Whitespace isn't the only problematic character.  Also, you use double
quotes, and that allows for far more interpretation inside, which you
generally don't want.

    mycmd arg1 arg2 '*' arg4
    mycmd arg1 "arg2'rest"
    mycmd arg1 'arg2"rest'
    mycmd one_backslash\\after_parsing
    mycmd arg1 "arg2\"'rest"
    mycmd 'arg1$rest'

It's a very difficult problem to re-add proper quoting in general.
In the past, I've tended to just single-quote each argument.
This still fails if any argument contains at least one single quote (').

Doing a cursory search at CPAN, though, via <http://search.cpan.org/>
with "quoting shell arguments" as the search, indicates that
String::ShellQuote may do what you want.  That's just the hit I saw on
the first page; there may be other packages.

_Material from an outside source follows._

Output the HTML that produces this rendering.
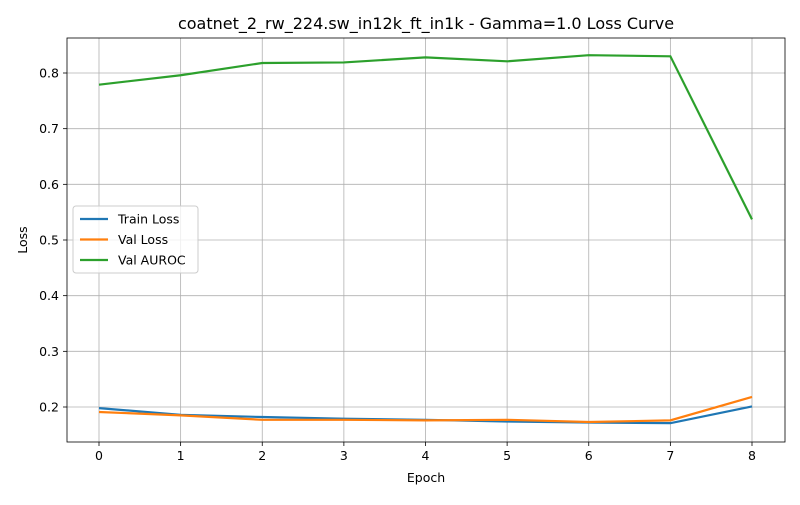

> I think this begs the quetion of, "Why are you wanting to recombine
> your command line into a single string?"  The tokens are already
> parsed for you.

To be precise, it doesn't "beg the question", it "leaves unanswered
the underlying question".
    beg the question: Take for granted or assume the truth of the very
    thing being questioned. For example, "Shopping now for a dress to
    wear to the ceremony is really begging the question---she hasn't
    been invited yet". This phrase, whose roots are in Aristotle's
    writings on logic, came into English in the late 1500s. In the
    1990s, however, people sometimes used the phrase as a synonym of
    "ask the question" (as in 'The article begs the question: "What
    are we afraid of?"').

It can convenient to pass off a command line to the shell, as in

    system("mycommand '$arg1' '$arg2' >out.txt 2>&1 || rm '$lockfile'");

Yes, all of that can be done in Perl, but I'd have to implement the
saving of file descriptors, opening of the output file, unlinking,
...  In such cases, I've known that the arguments can't have "'".